Coltan Scrivner, a behavioral scientist at Denmark’s Recreational Fear Lab at Aarhus University, has conducted pioneering research on horror and morbid curiosity. “Think of recreational fear as an off ramp for anxiety,” he suggests. “Feeling anxious, you’re in a vicious cycle and you can’t get off. Now you open a doorway for something to feel anxious about, but it’s finite and controllable. If I get too scared, I can watch it with the lights on; I can turn the sound down; I can manipulate the source of the anxiety. It gives you a sense of control. You’re scared for 90 minutes, and then it’s over.”

This notion of fictional horror as a salve could explain the genre’s popularity among underrepresented groups and underline rising demands for inclusion. Black horror, epitomized by Jordan Peele’s films Get Out, Us, and Nope, grapples with the real-life experience of racism and inequality. Likewise, for LGBTQ+ viewers, treated as “other” by heteronormative society, horror can be a means to process their experience. Even the common trope of “final girls,” who survive to the last frame of a movie to tell the tale, offers a form of cinematic female empowerment from the only genre to give women more screen time than men.

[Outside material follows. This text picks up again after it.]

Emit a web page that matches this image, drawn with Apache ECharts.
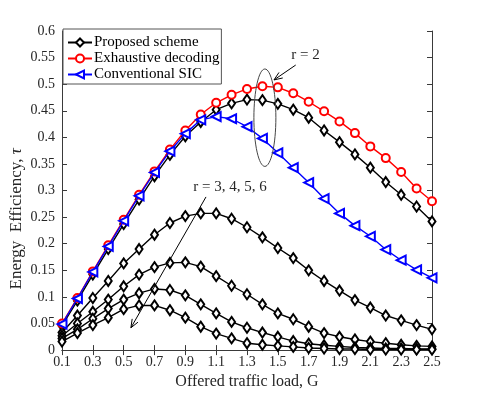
<!DOCTYPE html>
<html>
<head>
<meta charset="utf-8">
<script src="https://cdn.jsdelivr.net/npm/echarts@6/dist/echarts.min.js"></script>
<style>html,body{margin:0;padding:0;background:#fff;}#c{width:478px;height:395px;}</style>
</head>
<body>
<div id="c"></div>
<script>
const G = [0.1,0.2,0.3,0.4,0.5,0.6,0.7,0.8,0.9,1.0,1.1,1.2,1.3,1.4,1.5,1.6,1.7,1.8,1.9,2.0,2.1,2.2,2.3,2.4,2.5];
const exhaustive = [0.050,0.098,0.148,0.197,0.245,0.292,0.336,0.377,0.413,0.443,0.465,0.480,0.491,0.496,0.494,0.483,0.467,0.449,0.430,0.408,0.383,0.361,0.335,0.304,0.280];
const sic = [0.049,0.097,0.147,0.195,0.243,0.290,0.334,0.374,0.407,0.433,0.439,0.435,0.420,0.398,0.371,0.343,0.315,0.285,0.257,0.234,0.214,0.189,0.169,0.151,0.136];
const proposedR2 = [0.046,0.093,0.142,0.190,0.237,0.283,0.327,0.367,0.402,0.429,0.452,0.464,0.471,0.470,0.463,0.452,0.437,0.413,0.391,0.368,0.343,0.316,0.292,0.270,0.242];
const proposedR3 = [0.033,0.065,0.098,0.130,0.163,0.190,0.217,0.239,0.252,0.257,0.257,0.247,0.231,0.212,0.192,0.173,0.150,0.130,0.112,0.094,0.080,0.065,0.056,0.047,0.039];
const proposedR4 = [0.027,0.050,0.072,0.095,0.120,0.142,0.156,0.164,0.165,0.157,0.139,0.121,0.105,0.086,0.069,0.058,0.044,0.032,0.025,0.020,0.016,0.013,0.010,0.008,0.007];
const proposedR5 = [0.022,0.039,0.059,0.078,0.095,0.107,0.115,0.113,0.103,0.086,0.069,0.053,0.042,0.033,0.025,0.017,0.012,0.009,0.007,0.005,0.004,0.003,0.003,0.002,0.002];
const proposedR6 = [0.016,0.032,0.047,0.061,0.077,0.084,0.084,0.075,0.061,0.044,0.031,0.022,0.013,0.010,0.008,0.006,0.004,0.003,0.002,0.002,0.001,0.001,0.001,0.001,0.001];
const legendNames = ['Proposed scheme','Exhaustive decoding','Conventional SIC'];
const xLabel = 'Offered traffic load, G';
const yLabel = 'Energy  Efficiency, ';
const yLabelSym = 'τ';
const annR2 = 'r = 2';
const annRn = 'r = 3, 4, 5, 6';

(function(){
const FONT = 'Liberation Serif';
const AX = '#3a3a3a';
const TXT = '#262626';
const chart = echarts.init(document.getElementById('c'));
const pair = arr => G.map((g,i)=>[g,arr[i]]);

function blackSeries(arr){
  return {name: legendNames[0], type:'line', data: pair(arr), symbol:'emptyDiamond', symbolSize:[7,10],
    lineStyle:{color:'#000',width:1.4}, itemStyle:{color:'#000',borderWidth:1.3}, z:2};
}
const axisCommon = {
  axisLine:{show:true,lineStyle:{color:AX,width:1}},
  axisTick:{show:true,inside:true,length:5,lineStyle:{color:AX}},
  splitLine:{show:false}
};
chart.setOption({
  animation:false,
  grid:{left:62,right:46,top:31,bottom:44},
  legend:{
    data:legendNames, orient:'vertical', left:63, top:29,
    itemWidth:24, itemHeight:10, itemGap:1,
    padding:[6,2,2,4], borderColor:'#555', borderWidth:1, backgroundColor:'#fff',
    textStyle:{fontFamily:FONT,fontSize:15,lineHeight:15,color:'#000',padding:[0,0,0,-3]}
  },
  xAxis:[
    Object.assign({type:'value',min:0.1,max:2.5,interval:0.2,position:'bottom',
      name:xLabel,nameLocation:'middle',nameGap:22,
      nameTextStyle:{fontFamily:FONT,fontSize:16,color:TXT},
      axisLabel:{fontFamily:FONT,fontSize:14,color:TXT,margin:5,formatter:v=>v.toFixed(1)}},axisCommon),
    Object.assign({type:'value',min:0.1,max:2.5,interval:0.2,position:'top',axisLabel:{show:false}},axisCommon)
  ],
  yAxis:[
    Object.assign({type:'value',min:0,max:0.6,interval:0.05,position:'left',
      axisLabel:{fontFamily:FONT,fontSize:14,color:TXT,margin:7,formatter:v=>String(+v.toFixed(2))}},axisCommon),
    Object.assign({type:'value',min:0,max:0.6,interval:0.05,position:'right',axisLabel:{show:false}},axisCommon)
  ],
  series:[
    blackSeries(proposedR2), blackSeries(proposedR3), blackSeries(proposedR4), blackSeries(proposedR5), blackSeries(proposedR6),
    {name:legendNames[1],type:'line',data:pair(exhaustive),symbol:'emptyCircle',symbolSize:8,
      lineStyle:{color:'#ff0000',width:1.4},itemStyle:{color:'#ff0000',borderWidth:1.3},z:3},
    {name:legendNames[2],type:'line',data:pair(sic),symbol:'emptyTriangle',symbolSize:[9,9],symbolRotate:90,
      lineStyle:{color:'#0000ff',width:1.4},itemStyle:{color:'#0000ff',borderWidth:1.3},z:4}
  ]
});

function px(x,y){ return chart.convertToPixel({gridIndex:0},[x,y]); }
function arrow(from,to){
  const a = px(from[0],from[1]), b = px(to[0],to[1]);
  const ang = Math.atan2(b[1]-a[1], b[0]-a[0]);
  const L = 9, w = 0.38;
  const p1 = [b[0]-L*Math.cos(ang-w), b[1]-L*Math.sin(ang-w)];
  const p2 = [b[0]-L*Math.cos(ang+w), b[1]-L*Math.sin(ang+w)];
  return [
    {type:'line',shape:{x1:a[0],y1:a[1],x2:b[0],y2:b[1]},style:{stroke:'#000',lineWidth:1},z:10},
    {type:'polyline',shape:{points:[p1,b,p2]},style:{stroke:'#000',lineWidth:1,fill:null},z:10}
  ];
}
const ec = px(1.416,0.437);
const eTop = px(1.416,0.437+0.0916);
const eSide = px(1.416+0.0713,0.437);
const els = [
  {type:'ellipse',shape:{cx:ec[0],cy:ec[1],rx:eSide[0]-ec[0],ry:ec[1]-eTop[1]},style:{stroke:'#444',lineWidth:1,fill:null},z:10},
  ...arrow([1.616,0.536],[1.475,0.508]),
  ...arrow([1.034,0.288],[0.547,0.042])
];
const t1 = px(1.68,0.555), t2 = px(1.19,0.307);
els.push({type:'text',x:t1[0],y:t1[1],style:{text:annR2,fontFamily:FONT,fontSize:15,fill:TXT,align:'center',verticalAlign:'middle'},z:11});
els.push({type:'text',x:t2[0],y:t2[1],style:{text:annRn,fontFamily:FONT,fontSize:15,fill:TXT,align:'center',verticalAlign:'middle'},z:11});
// y-axis title, starting from its lower end
const yStart = px(0.1,0.114);
els.push({type:'text',x:17,y:yStart[1],rotation:Math.PI/2,
  style:{text:yLabel+'{i|'+yLabelSym+'}',fontFamily:FONT,fontSize:17,fill:TXT,align:'left',verticalAlign:'middle',
    rich:{i:{fontFamily:FONT,fontSize:17,fontStyle:'italic',fill:TXT}}},z:11});
chart.setOption({graphic:els});
})();
</script>
</body>
</html>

Horror and scares can also offer simulations of potential dangers, helping us to learn and prepare for the challenges ahead. This accounts for a pandemic spike in streams of the film Contagion, according to Scrivner. He explains that “what people were doing is searching for this fictional example of what a pandemic looks like, at the same exact time that they were searching for real information about the pandemic.”

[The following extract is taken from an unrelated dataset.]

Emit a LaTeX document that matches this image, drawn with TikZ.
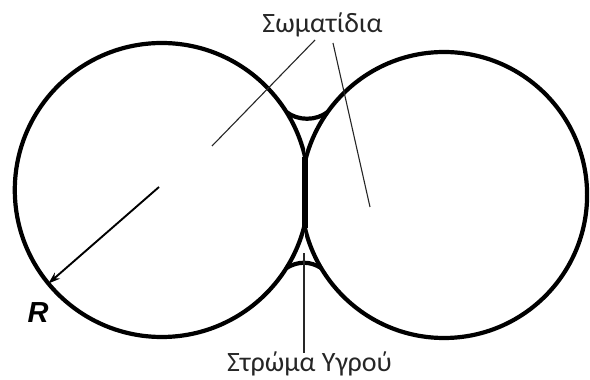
\documentclass[tikz,border=0pt]{standalone}
\usepackage{fontspec}
\newfontfamily\grfont{Carlito}
\newfontfamily\lbfont{Liberation Sans}
\usetikzlibrary{arrows.meta}

\begin{document}
\begin{tikzpicture}[x=1pt,y=1pt,
  wall/.style={line width=4.2pt,black},
  lead/.style={line width=1.1pt,black!85},
  lbl/.style={font=\grfont\fontsize{28}{32}\selectfont,text=black!85,inner sep=0pt,anchor=base}]
\useasboundingbox (0,0) rectangle (590,380);
\coordinate (lc) at (161.8,190);
\coordinate (rc) at (444.1,185);
% the two particles, flattened where they touch
\begin{scope}
  \clip (0,0) rectangle (305,380);
  \draw[wall] (lc) circle[radius=147];
\end{scope}
\begin{scope}
  \clip (305,0) rectangle (590,380);
  \draw[wall] (rc) circle[radius=143];
\end{scope}
\draw[wall,line width=5.4pt] (305,152) -- (305,223.2);
% liquid bridge menisci
\draw[wall] (286.4,268) .. controls (298,259) and (316,259) .. (327.7,268);
\draw[wall] (286.4,112) .. controls (298,119) and (310,119) .. (321.1,112);
% labels
\node[lbl] (top) at (322.5,347) {Σωματίδια};
\node[lbl] (bot) at (309.5,8) {Στρώμα Υγρού};
\node[lbl,font=\lbfont\bfseries\itshape\fontsize{29}{32}\selectfont,text=black] (rad) at (38,57) {R};
\coordinate (t1) at (315,340);
\coordinate (t2) at (333,337);
\coordinate (p1) at (212,234);
\coordinate (p2) at (370,173);
\coordinate (b0) at (304,27);
\coordinate (b1) at (304,127);
\draw[lead] (t1) -- (p1);
\draw[lead] (t2) -- (p2);
\draw[lead] (b0) -- (b1);
% radius
\coordinate (ctr) at (159,193);
\coordinate (tip) at ([shift={(219.5:147)}]lc);
\draw[line width=1.9pt,-{Stealth[length=12pt,width=8pt]}] (ctr) -- (tip);
\end{tikzpicture}
\end{document}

Our experts told us that scares can also offer a kind of transcendence, by showing us we are part of something beyond the everyday. The uncanny and the supernatural offer mystery and a sense that there might be more to life.

Is there a way for brands to tap into this dark fascination? Yes, say our experts, but with caveats. Scrivner suggests brands keep inclusivity in mind and position fear as a challenge that anyone can tackle, rather than something too skills oriented. A good example might be a 2022 activation from S.Ride, a Tokyo cab service, which dared passengers to ride along with Sadako, the ghost girl from The Ring. The “Spellbound by Sweden” campaign from Visit Sweden is a chilling audio story based on Swedish mythical creatures that is geo, designed to be enjoyed when exploring the country’s forests. Scrivner cautions that fear requires a fine balance, though: too much and the audience is terrified; too little and they are bored.

Why it’s interesting:

People are using horror as a coping mechanism, to find agency in an uncertain world, and just for fun. A frisson of fear could offer a distinct and novel route to engagement for brands: more than half of people say they enjoy feeling a few goosebumps every now and then (57%), especially millennials (67%). The key is to deliver thrills that preserve and respect audience wellbeing, explain Torquil McIntosh and Simon Mitchell co-founders of the global design studio Sybarite: “Exploring a darker side to curiosity can bring greater engagement, there is no question of that. However, there should be an accountability and responsibility to this.”